There's a lot of things I like about how this movie presents the titular Order. Which, make no mistake, is a white supremacist militia movement that is carrying out these bank robberies to fund their violent revolution against the United States government. In particular, what makes groups like the Order scary.

The normal impulse, and an understandable one, is to immediately show these bigots violent racist rhetoric at its worst, so the audience can be properly horrified and hope for their demise/unraveling.

What The Order does is demonstate how terrifyingly normalized so much of the ideology can become, especially in isolated spaces with highly centralized power resting on one or two people.

As an example, the regular movie viewer may not know what The Turner Diaries is offhand. So when you see Matthews reading it to his children you might know that this is messed up but now how (those that know the book know where this is going). But as the movie unravels the book's intentions, plans, and stages it starts to put all of these quiet moments in a new horrifing light. 

Matthews in particular is very unsettling not because he makes sense, but because there is a lot of cold logic in him. He's in conflict with the leader of his movement because he hasn't seen him take any action towards starting the revolution. So, it makes sense that he would speak out about that and push for more action. Likewise, his heights are, for the most part, meticulously planned and avoid any direct evidence leading back to him. Raging bigots with firearms are very scary. But I personally find a quiet bigot with a plan that could work, even more frightening.

And that's before we reveal the details of The Turner Diaries, how willing this group is to engage violently, and how local law enforcement didn't really keep track of them because they "seem harmless."

I think it's easy to imagine every militia member as a total idiot that either doesn't believe what they're spouting or is generally too stupid to be a real threat. What The Order highlights over and over is that not treating these people like a threat only makes them more dangerous.

No Clean Answers

A movie I kept thinking about as I reflected on The Order was David Fincher's Seven. The bleak, near apocalyptic outlook, the way that our main police officers seems to be actively destroying themselves working this job, and the film's refusal to give quick and easy answers.
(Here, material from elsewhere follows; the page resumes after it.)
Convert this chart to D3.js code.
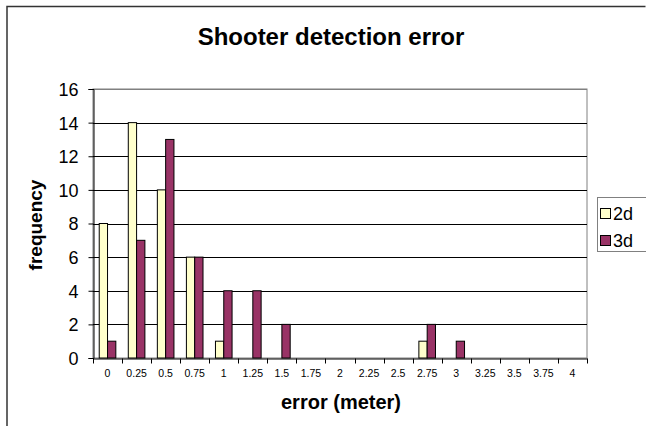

There's a tendency in crime movies, especially ones based on real life, to find a clean resolution. To put all of the pieces together and explain what it all means. What I think The Order captures so well is that cases or incidents like this don't end with neatly tied up bows with everyone feeling good about what they did. Because even if Husk stops Matthews, he hasn't stopped the Order. There's still a giant well of discontent and hate-filled disciples waiting in the wings. The most terrifying thing about The Order isn't that it's based on a true story of highly motivated bigots. The most terrifying thing about The Order is that Matthews story doesn't end with Matthews.